The other way of expressing yourself...a letter or card of appreciation of your spouse. So important since men are sometimes short of words. Sometimes letters or cards express it better but write down sometime you realized you loved that person or really respected that person or really admired what they did.
Lastly, the DAILY commitment to LOVE. Just holding your spouses hands, looking into their eyes and telling them that you take that commitment serious. That your glad you did it. How much you love them and love making love to them! It's the Glue - the body kisses that keep a marriage together.

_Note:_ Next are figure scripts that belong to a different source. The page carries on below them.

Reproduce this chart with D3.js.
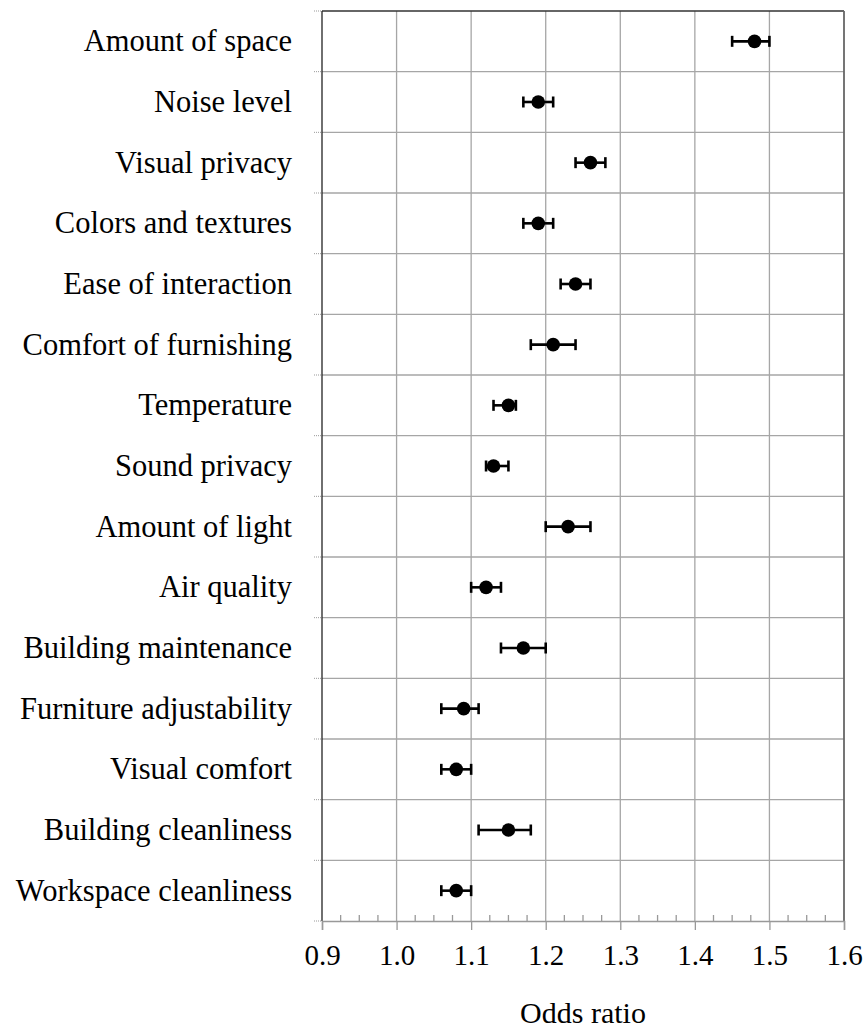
<!DOCTYPE html>
<html>
<head>
<meta charset="utf-8">
<script src="https://cdn.jsdelivr.net/npm/d3@7"></script>
<style>
  body { margin: 0; background: #fff; }
  text { font-family: "Liberation Serif", "Times New Roman", serif; fill: #000; }
</style>
</head>
<body>
<script>
const factors = ["Amount of space", "Noise level", "Visual privacy", "Colors and textures",
  "Ease of interaction", "Comfort of furnishing", "Temperature", "Sound privacy",
  "Amount of light", "Air quality", "Building maintenance", "Furniture adjustability",
  "Visual comfort", "Building cleanliness", "Workspace cleanliness"];
const oddsRatio = [1.48, 1.19, 1.26, 1.19, 1.24, 1.21, 1.15, 1.13, 1.23, 1.12, 1.17, 1.09, 1.08, 1.15, 1.08];
const ciLow     = [1.45, 1.17, 1.24, 1.17, 1.22, 1.18, 1.13, 1.12, 1.20, 1.10, 1.14, 1.06, 1.06, 1.11, 1.06];
const ciHigh    = [1.50, 1.21, 1.28, 1.21, 1.26, 1.24, 1.16, 1.15, 1.26, 1.14, 1.20, 1.11, 1.10, 1.18, 1.10];
const xTicks = [0.9, 1.0, 1.1, 1.2, 1.3, 1.4, 1.5, 1.6];

const width = 866, height = 1028;
const pl = 322, pr = 844, pt = 11, pb = 921;

const rows = factors.map((f, i) => ({ name: f, or: oddsRatio[i], lo: ciLow[i], hi: ciHigh[i] }));

const svg = d3.select("body").append("svg").attr("width", width).attr("height", height);

const x = d3.scaleLinear().domain([0.9, 1.6]).range([pl, pr]);
const y = d3.scaleBand().domain(factors).range([pt, pb]);

// grid
svg.append("g").selectAll("line")
    .data(xTicks.slice(1, -1)).enter()
    .append("line")
    .attr("x1", d => x(d)).attr("x2", d => x(d))
    .attr("y1", pt).attr("y2", pb)
    .style("stroke", "#a6a6a6").style("stroke-width", 1.3);

svg.append("g").selectAll("line")
    .data(factors.slice(1)).enter()
    .append("line")
    .attr("x1", pl).attr("x2", pr)
    .attr("y1", d => y(d)).attr("y2", d => y(d))
    .style("stroke", "#a6a6a6").style("stroke-width", 1.3);

// frame
svg.append("line").attr("x1", pl).attr("x2", pr).attr("y1", pt).attr("y2", pt)
    .style("stroke", "#333").style("stroke-width", 1.5);
svg.append("line").attr("x1", pr).attr("x2", pr).attr("y1", pt).attr("y2", pb)
    .style("stroke", "#666").style("stroke-width", 1.8);
svg.append("line").attr("x1", pl).attr("x2", pl).attr("y1", pt).attr("y2", pb)
    .style("stroke", "#222").style("stroke-width", 1.3);

// tiny dotted ticks left of y axis
svg.append("g").selectAll("line")
    .data(d3.range(factors.length + 1)).enter()
    .append("line")
    .attr("x1", pl - 8).attr("x2", pl)
    .attr("y1", d => pt + d * y.step()).attr("y2", d => pt + d * y.step())
    .style("stroke", "#999").style("stroke-width", 1).style("stroke-dasharray", "1,1");

// x axis, minor ticks every 0.025 pointing up
const xAxis = svg.append("g").attr("transform", `translate(0,${pb})`)
    .call(d3.axisBottom(x).tickValues(xTicks).tickFormat(d3.format(".1f")).tickSize(9).tickPadding(14));
xAxis.select(".domain").style("stroke", "#999").style("stroke-width", 1.5);
xAxis.selectAll(".tick line").style("stroke", "#999").style("stroke-width", 1.3);
xAxis.selectAll("text").style("font-size", "29px").style("font-family", "Liberation Serif, serif");

const minor = d3.range(0, 28).filter(i => i % 4 !== 0).map(i => 0.9 + i * 0.025);
svg.append("g").selectAll("line")
    .data(minor).enter()
    .append("line")
    .attr("x1", d => x(d)).attr("x2", d => x(d))
    .attr("y1", pb).attr("y2", pb - 6)
    .style("stroke", "#999").style("stroke-width", 1.3);

svg.append("text")
    .attr("x", (pl + pr) / 2).attr("y", 1023)
    .attr("text-anchor", "middle")
    .style("font-size", "30px")
    .text("Odds ratio");

// category labels
svg.append("g").selectAll("text")
    .data(rows).enter()
    .append("text")
    .attr("x", 292)
    .attr("y", d => y(d.name) + y.bandwidth() / 2 + 10)
    .attr("text-anchor", "end")
    .style("font-size", "30.5px")
    .text(d => d.name);

// error bars
const bars = svg.append("g").selectAll("g")
    .data(rows).enter()
    .append("g")
    .attr("transform", d => `translate(0,${y(d.name) + y.bandwidth() / 2})`);

bars.append("line")
    .attr("x1", d => x(d.lo)).attr("x2", d => x(d.hi))
    .attr("y1", 0).attr("y2", 0)
    .style("stroke", "#000").style("stroke-width", 2.6);
bars.append("line")
    .attr("x1", d => x(d.lo)).attr("x2", d => x(d.lo))
    .attr("y1", -5.5).attr("y2", 5.5)
    .style("stroke", "#000").style("stroke-width", 2.6);
bars.append("line")
    .attr("x1", d => x(d.hi)).attr("x2", d => x(d.hi))
    .attr("y1", -5.5).attr("y2", 5.5)
    .style("stroke", "#000").style("stroke-width", 2.6);
bars.append("circle")
    .attr("cx", d => x(d.or)).attr("cy", 0)
    .attr("r", 6.8)
    .style("fill", "#000");
</script>
</body>
</html>
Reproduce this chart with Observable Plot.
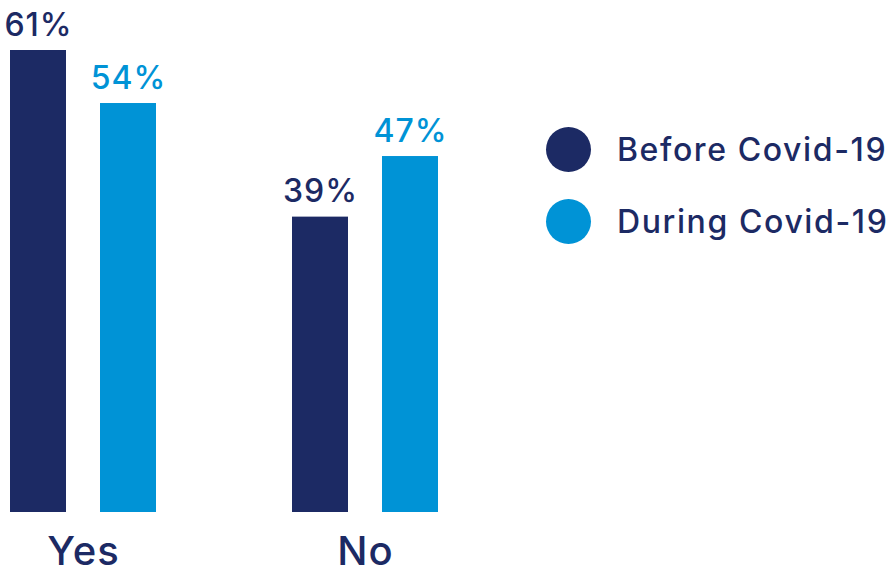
<!DOCTYPE html>
<html><head><meta charset="utf-8">
<script src="https://cdn.jsdelivr.net/npm/d3@7"></script>
<script src="https://cdn.jsdelivr.net/npm/@observablehq/plot@0.6"></script>
<style>
body{margin:0;background:#fff;font-family:Inter,"Noto Sans",sans-serif;}
#wrap{position:relative;width:896px;height:572px;}
#legend{position:absolute;left:546px;top:0;}
.item{position:absolute;display:flex;align-items:center;white-space:nowrap;color:#1c2a64;font-size:32px;font-weight:500;letter-spacing:1.6px;}
.sw{width:45px;height:45px;border-radius:50%;margin-right:26px;flex:none;}
</style></head>
<body><div id="wrap"><div id="legend"></div></div>
<script>
const answers = ["Yes","No"];
const periods = ["Before Covid-19","During Covid-19"];
const before = [61, 39];
const during = [54, 47];
const colors = ["#1c2a64","#0093d6"];

const data = [];
answers.forEach((a,i)=>{
  data.push({answer:a, period:periods[0], value:before[i]});
  data.push({answer:a, period:periods[1], value:during[i]});
});

const chart = Plot.plot({
  width: 896, height: 572,
  marginLeft: 9, marginRight: 457, marginTop: 50, marginBottom: 60,
  style:{fontFamily:"Inter, 'Noto Sans', sans-serif", background:"#fff", letterSpacing:"1px", overflow:"visible"},
  fx:{domain:answers, paddingInner:0.4752, paddingOuter:0, label:null},
  x:{domain:periods, paddingInner:0.3736, paddingOuter:0, axis:null},
  y:{domain:[0, d3.max(data,d=>d.value)], axis:null},
  color:{domain:periods, range:colors},
  marks:[
    Plot.barY(data,{fx:"answer", x:"period", y:"value", fill:"period"}),
    Plot.text(data,{fx:"answer", x:"period", y:"value", text:d=>d.value+"%", fill:"period",
      lineAnchor:"bottom", dy:-15, fontSize:32, fontWeight:500}),
    Plot.axisFx({anchor:"bottom", tickSize:0, tickPadding:24, fontSize:40, fontWeight:500, fill:"#1c2a64", label:null})
  ]
});
document.getElementById("wrap").prepend(chart);
chart.style.position="absolute"; chart.style.left="0"; chart.style.top="0";

const leg = document.getElementById("legend");
const ys = [150, 222];
periods.forEach((p,i)=>{
  const it = document.createElement("div");
  it.className="item";
  it.style.top=(ys[i]-23)+"px";
  it.innerHTML = `<span class="sw" style="background:${colors[i]}"></span><span>${p}</span>`;
  leg.appendChild(it);
});
</script></body></html>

Never underestimate TOUCH. If the wife isn't interested, give her a massage (without being over the top) give her soft kisses, just squeeze her hand, turn on some music and dance with her : ) Kiss her forehead and her hand. Let her know you love her even more for standing beside you through thick and thin!
Oh, and yes, Autism parents are standing stronger than most couples. Marriage isn't something you "bail" on. People aren't putting the effort in and it's a "sham or scam" sometimes. Luckily, our community takes it "serious" and we have a much harder road. It just makes us stronger, more loving people ... pretty cool!
As a Woman - I have a word of advise for WOMEN. I was lucky enough to have a Mom who shared this with me. ALWAYS, keep your spouse first. Without your spouse, you would have "no children". It takes two. As a MAN, always consider your WIFE first, then your children. The "couple / pair" who made it all possible deserve "equal" respect. Respect your spouse, as much as yourself and remember "they are your other half" literally. You need to talk to them first. Never let anyone (even the kids) come between that. You committed first to your spouse...which made the kids possible. We have a tendency of getting our "Priorities" mixed up and this causes all sorts of unnecessary stresses in our lives. Keep your spouse first!
Amazing! thankyou!
I am lucky I have a husband much like you, hands on and with a sense of humour.. but I still found useful advice in there! xx thanks :)
It is things like this, that make me take a deep breath and say 'It is normal - for the abnormal' - as in... the stuff we are all going through, is pretty normal... for us with non-neuro typical kids!
So true are marriage has lasted and still going strong. Date night once a month for us. Get away weekend every 3 months.